This project focuses on sentiment analysis of movie reviews using various machine learning models. It includes data preprocessing, model training, hyperparameter tuning, and a web interface for users to input their reviews and receive sentiment predictions.
The goal of this project is to classify movie reviews as positive or negative. Various models like Naive Bayes, Support Vector Machine (SVM), Random Forest, Logistic Regression, and Gradient Boosting are trained and evaluated. The best models are saved, and an ensemble model is created for better performance.
The dataset used in this project is a subset of the IMDB movie reviews dataset, which includes both positive and negative reviews. The data is cleaned, tokenized, lemmatized, and vectorized using methods like Bag of Words, TF-IDF, and Word2Vec.
dataset: IMDB Dataset of Movie Review
To run this project locally, follow these steps:
-
Clone the repository:
git clone https://github.com/your-username/sentiment-analysis.git cd sentiment-analysis
-
Create and activate a virtual environment (optional but recommended):
python3 -m venv env source env/bin/activate # On Windows, use `env\Scripts\activate`
-
Install the required packages:
pip install -r requirements.txt
-
Download NLTK data:
import nltk nltk.download('punkt') nltk.download('stopwords') nltk.download('wordnet') nltk.download('averaged_perceptron_tagger')

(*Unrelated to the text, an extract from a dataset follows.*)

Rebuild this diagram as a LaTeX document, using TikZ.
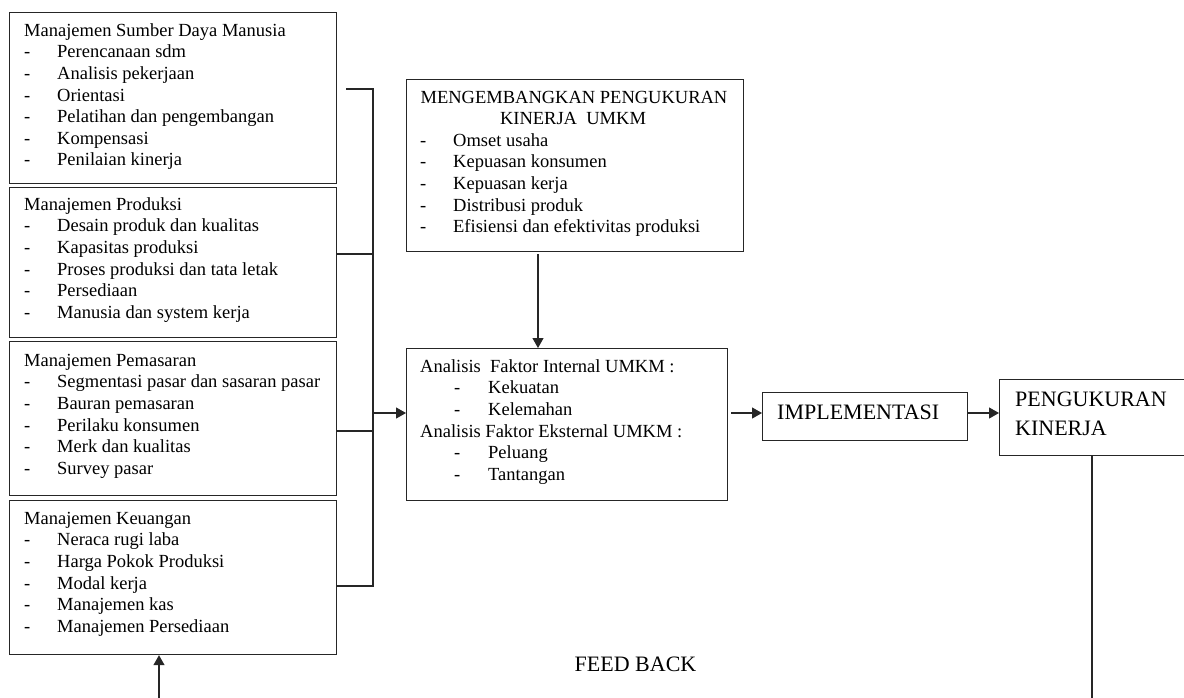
\documentclass[tikz,border=0pt]{standalone}
\usepackage{fontspec}
\setmainfont{Liberation Serif}
\usetikzlibrary{arrows.meta}
\tikzset{
  frame/.style={draw=black!85, line width=1.2pt, inner sep=0pt, anchor=north west},
  conn/.style={draw=black!85, line width=1.2pt},
  arr/.style={conn, -{Triangle[length=10pt,width=11pt]}},
  body/.style={inner sep=0pt, anchor=north west, font=\fontsize{18.5}{21.6}\selectfont},
  bodyc/.style={inner sep=0pt, anchor=base, font=\fontsize{18.5}{21.6}\selectfont},
  big/.style={inner sep=0pt, anchor=base west, font=\fontsize{22}{29}\selectfont},
}
\newcommand\itm[1]{\makebox[33pt][l]{-}#1}
\newcommand\subitm[1]{\hspace{34pt}\makebox[34pt][l]{-}#1}
\begin{document}
\begin{tikzpicture}[x=1pt,y=-1pt]
\useasboundingbox (0,0) rectangle (1184,697);

% left boxes
\node[frame, minimum width=327pt, minimum height=171pt] (sdm) at (9,12) {};
\node[frame, minimum width=327pt, minimum height=150pt] (prod) at (9,187) {};
\node[frame, minimum width=327pt, minimum height=154pt] (pem) at (9,341) {};
\node[frame, minimum width=327pt, minimum height=154pt] (keu) at (9,500) {};

\node[body] (sdmT) at (24,36-15.12) {\begin{tabular}{@{}l@{}}
Manajemen Sumber Daya Manusia\\
\itm{Perencanaan sdm}\\
\itm{Analisis pekerjaan}\\
\itm{Orientasi}\\
\itm{Pelatihan dan pengembangan}\\
\itm{Kompensasi}\\
\itm{Penilaian kinerja}
\end{tabular}};

\node[body] (prodT) at (24,210-15.12) {\begin{tabular}{@{}l@{}}
Manajemen Produksi\\
\itm{Desain produk dan kualitas}\\
\itm{Kapasitas produksi}\\
\itm{Proses produksi dan tata letak}\\
\itm{Persediaan}\\
\itm{Manusia dan system kerja}
\end{tabular}};

\node[body] (pemT) at (24,366-15.12) {\begin{tabular}{@{}l@{}}
Manajemen Pemasaran\\
\itm{Segmentasi pasar dan sasaran pasar}\\
\itm{Bauran pemasaran}\\
\itm{Perilaku konsumen}\\
\itm{Merk dan kualitas}\\
\itm{Survey pasar}
\end{tabular}};

\node[body] (keuT) at (24,524-15.12) {\begin{tabular}{@{}l@{}}
Manajemen Keuangan\\
\itm{Neraca rugi laba}\\
\itm{Harga Pokok Produksi}\\
\itm{Modal kerja}\\
\itm{Manajemen kas}\\
\itm{Manajemen Persediaan}
\end{tabular}};

% top middle box
\node[frame, minimum width=337pt, minimum height=172pt] (dev) at (406,79) {};
\node[bodyc] (devT1) at (574,103) {MENGEMBANGKAN PENGUKURAN};
\node[bodyc] (devT2) at (573,124) {KINERJA\ \ UMKM};
\node[body] (devT) at (420,146-15.12) {\begin{tabular}{@{}l@{}}
\itm{Omset usaha}\\
\itm{Kepuasan konsumen}\\
\itm{Kepuasan kerja}\\
\itm{Distribusi produk}\\
\itm{Efisiensi dan efektivitas produksi}
\end{tabular}};

% analysis box
\node[frame, minimum width=321pt, minimum height=152pt] (ana) at (406,348) {};
\node[body] (anaT) at (420,372-15.12) {\begin{tabular}{@{}l@{}}
Analisis\ \ Faktor Internal UMKM :\\
\subitm{Kekuatan}\\
\subitm{Kelemahan}\\
Analisis Faktor Eksternal UMKM :\\
\subitm{Peluang}\\
\subitm{Tantangan}
\end{tabular}};

% implementasi
\node[frame, minimum width=205pt, minimum height=48pt] (impl) at (762,392) {};
\node[big] (implT) at (777,419) {IMPLEMENTASI};

% pengukuran kinerja (runs past the right edge)
\node[frame, minimum width=210pt, minimum height=76pt] (pk) at (999,379) {};
\node[big] (pkT1) at (1015,406) {PENGUKURAN};
\node[big] (pkT2) at (1015,435) {KINERJA};

% feedback
\node[inner sep=0pt, anchor=base, font=\fontsize{22}{29}\selectfont] (fbT) at (635.5,671) {FEED BACK};
\coordinate (fbR) at (1092,700);
\coordinate (fbL) at (159,700);

% connectors
\coordinate (bus) at (373,89);
\draw[conn] ([xshift=9pt]sdm.east |- 0,89) -- (bus) -- (373,586) -- (keu.east |- 0,586);
\draw[conn] (prod.east |- 0,254) -- (373,254);
\draw[conn] (pem.east |- 0,431) -- (373,431);
\draw[arr] (373,413) -- (ana.west |- 0,413);
\draw[arr] (538,254) -- (538,0 |- ana.north);
\draw[arr] ([xshift=3pt]ana.east |- 0,413) -- (impl.west |- 0,413);
\draw[arr] (impl.east |- 0,413) -- (pk.west |- 0,413);
\draw[conn] (fbR |- pk.south) -- (fbR);
\draw[arr] (fbL) -- (fbL |- keu.south);
\end{tikzpicture}
\end{document}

The project is organized as follows:
sentiment_analysis/
│
├── saved_models/ # Directory containing the trained machine learning models
├── IMDB.csv # Dataset file with movie reviews for sentiment analysis
├── sentiment_analysis.ipynb # Jupyter Notebook with the complete sentiment analysis code
├── README.md # Project overview and instructions
├── app.py # Flask application script for web interface
├── templates/ # Directory containing HTML templates for the web app
└── static/ # Directory containing static files like CSS for the web app
The following models were trained and evaluated:
- Naive Bayes
- Support Vector Machine (SVM)
- Logistic Regression
- Random Forest
- Gradient Boosting
Additionally, a Voting Classifier (Ensemble Model) was created by combining the predictions of the above models.
The dataset is preprocessed using techniques like:
- Text cleaning: Removing HTML tags, punctuation, and stopwords.
- Tokenization: Splitting text into individual words.
- Lemmatization: Reducing words to their base forms.
- Vectorization: Converting text into numerical features using Bag of Words, TF-IDF, and Word2Vec.
The performance of each model is assessed on the test set using metrics such as accuracy, precision, recall, and F1-score.
A Flask web app is available for users to input their reviews and view the sentiment predictions from each model.
To run the web application:
-
Navigate to the project directory.
-
Start the Flask app by running the following command:
python app.py
-
Open a browser and go to http://127.0.0.1:5000/.
-
Enter a review in the text box and submit it to see the sentiment predictions.
The project includes the following visualizations:
- Word Cloud: Displays common words in the dataset.
- Bar Plot: Shows the most frequent words.
- Confusion Matrices: Visualizes model performance.
The ensemble model achieved the highest accuracy and is used as the default model in the web application.